**Supplied entries**
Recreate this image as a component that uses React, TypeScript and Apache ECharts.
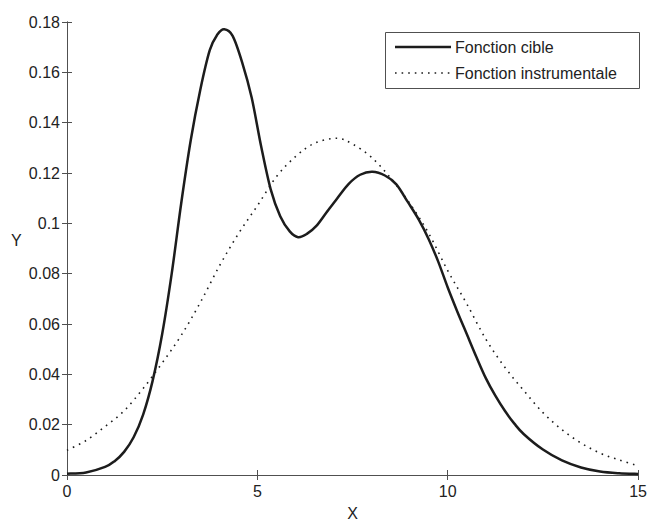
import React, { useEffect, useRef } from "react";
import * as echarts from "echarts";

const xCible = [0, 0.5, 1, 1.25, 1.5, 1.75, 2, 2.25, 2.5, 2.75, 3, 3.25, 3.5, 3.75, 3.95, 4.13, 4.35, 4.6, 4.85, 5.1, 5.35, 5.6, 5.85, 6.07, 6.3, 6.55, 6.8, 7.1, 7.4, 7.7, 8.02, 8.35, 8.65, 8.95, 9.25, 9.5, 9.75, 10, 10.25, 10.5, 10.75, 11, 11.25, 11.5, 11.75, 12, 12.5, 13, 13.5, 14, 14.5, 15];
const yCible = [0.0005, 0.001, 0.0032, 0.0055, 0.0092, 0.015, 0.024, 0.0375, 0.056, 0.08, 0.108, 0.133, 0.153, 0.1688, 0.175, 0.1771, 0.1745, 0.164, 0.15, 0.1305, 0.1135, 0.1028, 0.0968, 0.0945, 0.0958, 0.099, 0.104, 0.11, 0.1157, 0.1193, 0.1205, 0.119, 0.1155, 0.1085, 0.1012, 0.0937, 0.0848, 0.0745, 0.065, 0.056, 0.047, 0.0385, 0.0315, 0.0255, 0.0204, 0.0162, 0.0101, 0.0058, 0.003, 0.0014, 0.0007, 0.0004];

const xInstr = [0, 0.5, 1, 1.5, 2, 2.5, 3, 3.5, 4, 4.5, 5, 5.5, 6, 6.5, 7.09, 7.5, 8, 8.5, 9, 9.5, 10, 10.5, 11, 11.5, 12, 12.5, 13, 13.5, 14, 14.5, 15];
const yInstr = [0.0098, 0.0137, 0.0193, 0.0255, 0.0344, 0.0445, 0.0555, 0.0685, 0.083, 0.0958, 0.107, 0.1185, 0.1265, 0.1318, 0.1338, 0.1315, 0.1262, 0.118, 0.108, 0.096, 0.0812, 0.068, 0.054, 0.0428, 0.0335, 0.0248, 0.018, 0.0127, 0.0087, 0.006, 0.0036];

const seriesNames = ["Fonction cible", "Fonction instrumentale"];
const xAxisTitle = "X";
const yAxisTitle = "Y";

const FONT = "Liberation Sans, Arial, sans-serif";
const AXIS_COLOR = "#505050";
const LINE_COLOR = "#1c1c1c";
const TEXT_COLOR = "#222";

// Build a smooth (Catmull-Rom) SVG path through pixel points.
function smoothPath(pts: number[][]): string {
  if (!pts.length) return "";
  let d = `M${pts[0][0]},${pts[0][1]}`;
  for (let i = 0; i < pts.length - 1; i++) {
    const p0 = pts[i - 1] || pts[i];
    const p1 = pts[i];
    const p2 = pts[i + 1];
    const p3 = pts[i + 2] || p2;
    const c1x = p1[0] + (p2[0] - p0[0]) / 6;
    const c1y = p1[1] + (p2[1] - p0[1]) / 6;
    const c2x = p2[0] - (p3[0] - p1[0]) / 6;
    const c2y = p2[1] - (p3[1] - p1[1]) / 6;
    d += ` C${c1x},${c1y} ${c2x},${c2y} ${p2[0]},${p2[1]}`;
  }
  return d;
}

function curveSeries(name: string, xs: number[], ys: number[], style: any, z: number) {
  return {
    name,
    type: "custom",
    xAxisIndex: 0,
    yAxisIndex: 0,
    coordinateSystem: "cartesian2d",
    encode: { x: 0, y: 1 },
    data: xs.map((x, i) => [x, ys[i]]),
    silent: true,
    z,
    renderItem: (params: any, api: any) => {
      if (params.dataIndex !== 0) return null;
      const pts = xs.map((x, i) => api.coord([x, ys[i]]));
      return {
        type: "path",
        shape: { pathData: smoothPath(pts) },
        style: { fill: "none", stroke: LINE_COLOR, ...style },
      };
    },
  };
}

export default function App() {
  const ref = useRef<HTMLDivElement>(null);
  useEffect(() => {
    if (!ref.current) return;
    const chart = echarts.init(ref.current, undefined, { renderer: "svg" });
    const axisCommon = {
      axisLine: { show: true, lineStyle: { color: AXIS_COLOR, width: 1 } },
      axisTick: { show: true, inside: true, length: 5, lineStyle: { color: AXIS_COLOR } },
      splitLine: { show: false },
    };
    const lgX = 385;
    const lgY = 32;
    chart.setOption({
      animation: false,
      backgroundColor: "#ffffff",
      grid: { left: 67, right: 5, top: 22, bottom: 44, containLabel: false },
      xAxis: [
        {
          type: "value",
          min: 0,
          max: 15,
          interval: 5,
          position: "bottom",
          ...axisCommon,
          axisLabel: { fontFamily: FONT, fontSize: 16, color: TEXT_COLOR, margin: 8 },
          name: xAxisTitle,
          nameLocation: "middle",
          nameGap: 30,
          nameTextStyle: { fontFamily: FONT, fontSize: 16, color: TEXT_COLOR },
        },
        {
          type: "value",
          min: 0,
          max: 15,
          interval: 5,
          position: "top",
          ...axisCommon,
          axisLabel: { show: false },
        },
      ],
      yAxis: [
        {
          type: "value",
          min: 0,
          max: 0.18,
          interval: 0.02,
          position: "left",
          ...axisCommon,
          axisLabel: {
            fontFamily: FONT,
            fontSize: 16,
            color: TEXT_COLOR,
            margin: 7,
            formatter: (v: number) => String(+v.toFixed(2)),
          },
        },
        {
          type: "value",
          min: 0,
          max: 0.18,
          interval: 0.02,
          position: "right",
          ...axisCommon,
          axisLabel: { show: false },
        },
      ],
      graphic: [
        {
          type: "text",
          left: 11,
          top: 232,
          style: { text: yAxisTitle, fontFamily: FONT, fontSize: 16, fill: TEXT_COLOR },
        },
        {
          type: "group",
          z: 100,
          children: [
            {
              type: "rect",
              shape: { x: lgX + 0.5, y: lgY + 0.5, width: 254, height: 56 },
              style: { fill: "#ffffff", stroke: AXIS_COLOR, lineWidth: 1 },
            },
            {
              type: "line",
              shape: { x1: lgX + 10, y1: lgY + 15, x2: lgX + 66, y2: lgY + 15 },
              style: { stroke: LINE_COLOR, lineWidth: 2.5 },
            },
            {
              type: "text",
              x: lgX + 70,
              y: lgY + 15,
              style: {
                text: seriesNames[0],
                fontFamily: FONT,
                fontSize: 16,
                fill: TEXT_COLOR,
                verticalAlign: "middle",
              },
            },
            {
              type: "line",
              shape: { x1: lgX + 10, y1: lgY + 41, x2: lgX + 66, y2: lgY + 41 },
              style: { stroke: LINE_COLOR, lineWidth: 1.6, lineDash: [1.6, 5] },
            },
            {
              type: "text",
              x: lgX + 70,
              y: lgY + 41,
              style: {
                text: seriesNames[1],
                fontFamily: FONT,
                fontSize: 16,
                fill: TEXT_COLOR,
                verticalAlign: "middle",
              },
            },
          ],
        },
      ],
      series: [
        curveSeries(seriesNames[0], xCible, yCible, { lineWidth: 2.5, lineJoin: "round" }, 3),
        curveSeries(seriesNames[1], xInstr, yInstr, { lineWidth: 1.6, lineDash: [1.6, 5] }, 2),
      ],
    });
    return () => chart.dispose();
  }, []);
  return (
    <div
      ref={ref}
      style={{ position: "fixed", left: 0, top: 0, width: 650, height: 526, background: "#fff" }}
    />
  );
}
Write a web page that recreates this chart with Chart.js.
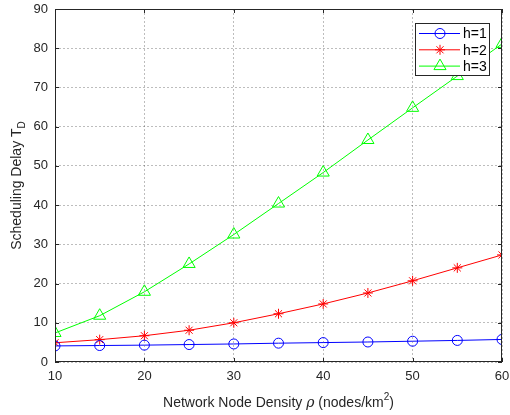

**Exercise task**
Return the entries unchanged, save for the pictures, which do not belong in the copy.

**Task output**
Recreate this image as a component that uses React, TypeScript and Apache ECharts.
import React, { useEffect, useRef } from "react";
import * as echarts from "echarts";

const xCible = [0, 0.5, 1, 1.25, 1.5, 1.75, 2, 2.25, 2.5, 2.75, 3, 3.25, 3.5, 3.75, 3.95, 4.13, 4.35, 4.6, 4.85, 5.1, 5.35, 5.6, 5.85, 6.07, 6.3, 6.55, 6.8, 7.1, 7.4, 7.7, 8.02, 8.35, 8.65, 8.95, 9.25, 9.5, 9.75, 10, 10.25, 10.5, 10.75, 11, 11.25, 11.5, 11.75, 12, 12.5, 13, 13.5, 14, 14.5, 15];
const yCible = [0.0005, 0.001, 0.0032, 0.0055, 0.0092, 0.015, 0.024, 0.0375, 0.056, 0.08, 0.108, 0.133, 0.153, 0.1688, 0.175, 0.1771, 0.1745, 0.164, 0.15, 0.1305, 0.1135, 0.1028, 0.0968, 0.0945, 0.0958, 0.099, 0.104, 0.11, 0.1157, 0.1193, 0.1205, 0.119, 0.1155, 0.1085, 0.1012, 0.0937, 0.0848, 0.0745, 0.065, 0.056, 0.047, 0.0385, 0.0315, 0.0255, 0.0204, 0.0162, 0.0101, 0.0058, 0.003, 0.0014, 0.0007, 0.0004];

const xInstr = [0, 0.5, 1, 1.5, 2, 2.5, 3, 3.5, 4, 4.5, 5, 5.5, 6, 6.5, 7.09, 7.5, 8, 8.5, 9, 9.5, 10, 10.5, 11, 11.5, 12, 12.5, 13, 13.5, 14, 14.5, 15];
const yInstr = [0.0098, 0.0137, 0.0193, 0.0255, 0.0344, 0.0445, 0.0555, 0.0685, 0.083, 0.0958, 0.107, 0.1185, 0.1265, 0.1318, 0.1338, 0.1315, 0.1262, 0.118, 0.108, 0.096, 0.0812, 0.068, 0.054, 0.0428, 0.0335, 0.0248, 0.018, 0.0127, 0.0087, 0.006, 0.0036];

const seriesNames = ["Fonction cible", "Fonction instrumentale"];
const xAxisTitle = "X";
const yAxisTitle = "Y";

const FONT = "Liberation Sans, Arial, sans-serif";
const AXIS_COLOR = "#505050";
const LINE_COLOR = "#1c1c1c";
const TEXT_COLOR = "#222";

// Build a smooth (Catmull-Rom) SVG path through pixel points.
function smoothPath(pts: number[][]): string {
  if (!pts.length) return "";
  let d = `M${pts[0][0]},${pts[0][1]}`;
  for (let i = 0; i < pts.length - 1; i++) {
    const p0 = pts[i - 1] || pts[i];
    const p1 = pts[i];
    const p2 = pts[i + 1];
    const p3 = pts[i + 2] || p2;
    const c1x = p1[0] + (p2[0] - p0[0]) / 6;
    const c1y = p1[1] + (p2[1] - p0[1]) / 6;
    const c2x = p2[0] - (p3[0] - p1[0]) / 6;
    const c2y = p2[1] - (p3[1] - p1[1]) / 6;
    d += ` C${c1x},${c1y} ${c2x},${c2y} ${p2[0]},${p2[1]}`;
  }
  return d;
}

function curveSeries(name: string, xs: number[], ys: number[], style: any, z: number) {
  return {
    name,
    type: "custom",
    xAxisIndex: 0,
    yAxisIndex: 0,
    coordinateSystem: "cartesian2d",
    encode: { x: 0, y: 1 },
    data: xs.map((x, i) => [x, ys[i]]),
    silent: true,
    z,
    renderItem: (params: any, api: any) => {
      if (params.dataIndex !== 0) return null;
      const pts = xs.map((x, i) => api.coord([x, ys[i]]));
      return {
        type: "path",
        shape: { pathData: smoothPath(pts) },
        style: { fill: "none", stroke: LINE_COLOR, ...style },
      };
    },
  };
}

export default function App() {
  const ref = useRef<HTMLDivElement>(null);
  useEffect(() => {
    if (!ref.current) return;
    const chart = echarts.init(ref.current, undefined, { renderer: "svg" });
    const axisCommon = {
      axisLine: { show: true, lineStyle: { color: AXIS_COLOR, width: 1 } },
      axisTick: { show: true, inside: true, length: 5, lineStyle: { color: AXIS_COLOR } },
      splitLine: { show: false },
    };
    const lgX = 385;
    const lgY = 32;
    chart.setOption({
      animation: false,
      backgroundColor: "#ffffff",
      grid: { left: 67, right: 5, top: 22, bottom: 44, containLabel: false },
      xAxis: [
        {
          type: "value",
          min: 0,
          max: 15,
          interval: 5,
          position: "bottom",
          ...axisCommon,
          axisLabel: { fontFamily: FONT, fontSize: 16, color: TEXT_COLOR, margin: 8 },
          name: xAxisTitle,
          nameLocation: "middle",
          nameGap: 30,
          nameTextStyle: { fontFamily: FONT, fontSize: 16, color: TEXT_COLOR },
        },
        {
          type: "value",
          min: 0,
          max: 15,
          interval: 5,
          position: "top",
          ...axisCommon,
          axisLabel: { show: false },
        },
      ],
      yAxis: [
        {
          type: "value",
          min: 0,
          max: 0.18,
          interval: 0.02,
          position: "left",
          ...axisCommon,
          axisLabel: {
            fontFamily: FONT,
            fontSize: 16,
            color: TEXT_COLOR,
            margin: 7,
            formatter: (v: number) => String(+v.toFixed(2)),
          },
        },
        {
          type: "value",
          min: 0,
          max: 0.18,
          interval: 0.02,
          position: "right",
          ...axisCommon,
          axisLabel: { show: false },
        },
      ],
      graphic: [
        {
          type: "text",
          left: 11,
          top: 232,
          style: { text: yAxisTitle, fontFamily: FONT, fontSize: 16, fill: TEXT_COLOR },
        },
        {
          type: "group",
          z: 100,
          children: [
            {
              type: "rect",
              shape: { x: lgX + 0.5, y: lgY + 0.5, width: 254, height: 56 },
              style: { fill: "#ffffff", stroke: AXIS_COLOR, lineWidth: 1 },
            },
            {
              type: "line",
              shape: { x1: lgX + 10, y1: lgY + 15, x2: lgX + 66, y2: lgY + 15 },
              style: { stroke: LINE_COLOR, lineWidth: 2.5 },
            },
            {
              type: "text",
              x: lgX + 70,
              y: lgY + 15,
              style: {
                text: seriesNames[0],
                fontFamily: FONT,
                fontSize: 16,
                fill: TEXT_COLOR,
                verticalAlign: "middle",
              },
            },
            {
              type: "line",
              shape: { x1: lgX + 10, y1: lgY + 41, x2: lgX + 66, y2: lgY + 41 },
              style: { stroke: LINE_COLOR, lineWidth: 1.6, lineDash: [1.6, 5] },
            },
            {
              type: "text",
              x: lgX + 70,
              y: lgY + 41,
              style: {
                text: seriesNames[1],
                fontFamily: FONT,
                fontSize: 16,
                fill: TEXT_COLOR,
                verticalAlign: "middle",
              },
            },
          ],
        },
      ],
      series: [
        curveSeries(seriesNames[0], xCible, yCible, { lineWidth: 2.5, lineJoin: "round" }, 3),
        curveSeries(seriesNames[1], xInstr, yInstr, { lineWidth: 1.6, lineDash: [1.6, 5] }, 2),
      ],
    });
    return () => chart.dispose();
  }, []);
  return (
    <div
      ref={ref}
      style={{ position: "fixed", left: 0, top: 0, width: 650, height: 526, background: "#fff" }}
    />
  );
}
Write a web page that recreates this chart with Chart.js.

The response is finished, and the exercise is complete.